Is this a service that could be cost effective for the time involved? Is there a demand for such a service or is the personal chef who cooks for working families more in demand?

I really appreciate your imput.

thanks,
Patricia


----------



## mezzaluna (Aug 29, 2000)

Welcome to Chef Talk, Patricia. I'll move this to the Professional Catering Forum where it'll get the answers you're looking for.

Mezzaluna


----------



## shroomgirl (Aug 11, 2000)

Huge demand for parties of 12 and under.....most caterers dread these small dinner parties because it's difficult to make a profit unless you are charging $100pp.....

First off, you have to shop, prep (in an inspected kitchen or at the client's home) set the table etc, have staff, serve, clean up......
If you are preparing sauces, soups, breads from scratch....look at the amount of time you are spending, staff costs, equipment.

Private cooking is a different animal. You normally cook alone, multiple dishes at a time.....etc. 

Nothing says you can't try them both out to see what works for you.


----------



## boar_d_laze (Feb 13, 2008)

In Berkeley, then Los Angeles, I did something like you're proposing in the mid seventies through mid-eighties. My business was called, "Predominantly French" and provided all the food and most of the services you describe. As a money making proposition, the business did a little better than break even -- unless you consider some rather high-ticket equipment purchases. The business allowed me to depreciate and write-off the equipment, which was very useful because my "real" job provided significantly more income without any offsetting expenses. 

In Berkeley, I developed a fairly reliable client base consisting mostly of Cal professors. In Los Angeles, my clients were mostly from that wild, wacky biz they call show -- and were a lot more fickle. 


In retrospect, half of what I was in it for was the toys. The other half was the pleasure of the craft. Good thing, because of the limitations on income. In Berkeley, I was trying to make it as an actor, finishing my degree, and the extra income came in handy. In Los Angeles, I needed a real income and ended up on the technical side of the business. After a few years of steady income, having children, etc., catering took up too much time and effort to justify the limited income. It paid for the toys, but frankly I averaged more money in the Paramount poker game. 
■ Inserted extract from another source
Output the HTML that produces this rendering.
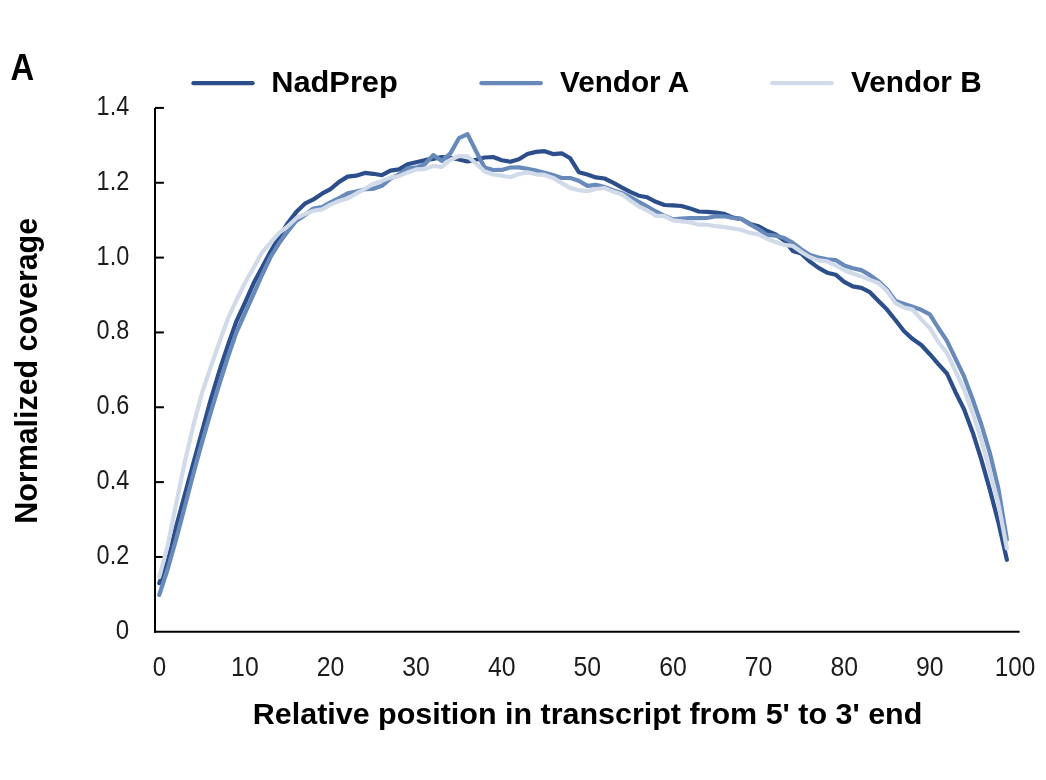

You'll have to work to keep and expand your client base. Even at $100/head, very steep for most communities, you'll have to work two parties a weekend to clear more than $1,000/week -- even if you add liquor and wine service. On the other hand, it's a real niche market and your principle competition is not other caterers but the hosts and hostesses themselves -- and if they're hiring you, they've already come to terms with their own limitations. 

For your own satisfaction and independence, it's a great idea. If you're hoping to get rich, forget it.


----------



## patricia b (Feb 21, 2008)

Thanks so much for your response. We've been working the numbers, and I know it's not going to make me rich, but that's ok. I think its an important service to provide in todays world - too much fast food - eating needs to be elevated to another level. There's a coziness with dining in your own home; with so many restaurants, I think people are getting tired of eating out!

Thanks again,
Pat


----------